JQM (short for Job Queue Manager) is a middleware allowing to run arbitrary Java code asynchronously on a distributed network of servers. It was designed as an application server specifically tailored for making it easier to run (Java) batch jobs asynchronously, removing all the hassle of configuring libraries, throttling executions, handling logs, forking new processes & monitoring them, dealing with created files, and much more... It should be considered for batch jobs that fall inside that uncomfortable middle ground between “a few seconds” (this could be done synchronously inside a web application server) and “a few hours” (in which case forking a new dedicated JVM is often the most suitable way).

It should also be considered for its ability to untangle the execution itself from the program that requires it. Two of the most obvious cases are:

  • getting long running jobs out of the application server. An application server is not supposed to handle these, which fill up its queues and often end in weird time-outs and runaway threads. JQM will host these externalized jobs in an asynchronous way, not requiring the application server to wait for completion. Execution can happen on another server/VM, freeing resources (and potentially licence costs, as JQM is free contrary to many application servers).
  • job execution request frequency adaptation. Often a job is requested to run multiple times at the same moment (either by a human request, or an automated system reacting to frequent events, ...) while the job should actually run only one at a time (e.g. the job handles all available data at the time of its launch - so there is really no need for multiple instances in parallel). JQM will throttle these requests.
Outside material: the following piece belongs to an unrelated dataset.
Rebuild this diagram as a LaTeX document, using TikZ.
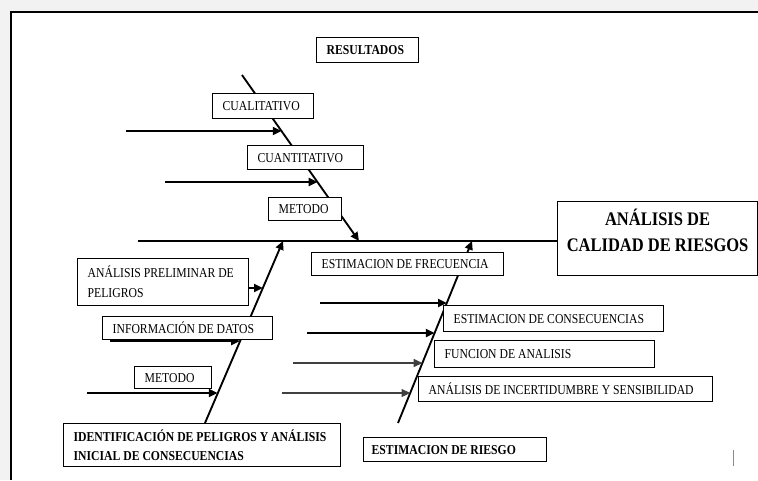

Most of the time, the code that will be run by JQM will be a direct reuse of existing code without any modifications (for jars including a classic main function, or Runnable threads). But it also optionally offers a rich API that allows running code to ask for another execution, to retrieve structured parameters, to send messages and other advancement notices... Interacting with JQM is also easy: an API, with two different implementations (including REST-style web services, which can be used from a non-Java world) for different needs, is offered to do every imaginable operation easily (new execution request, querying the state of a request, retrieving files created by a job instance, ...).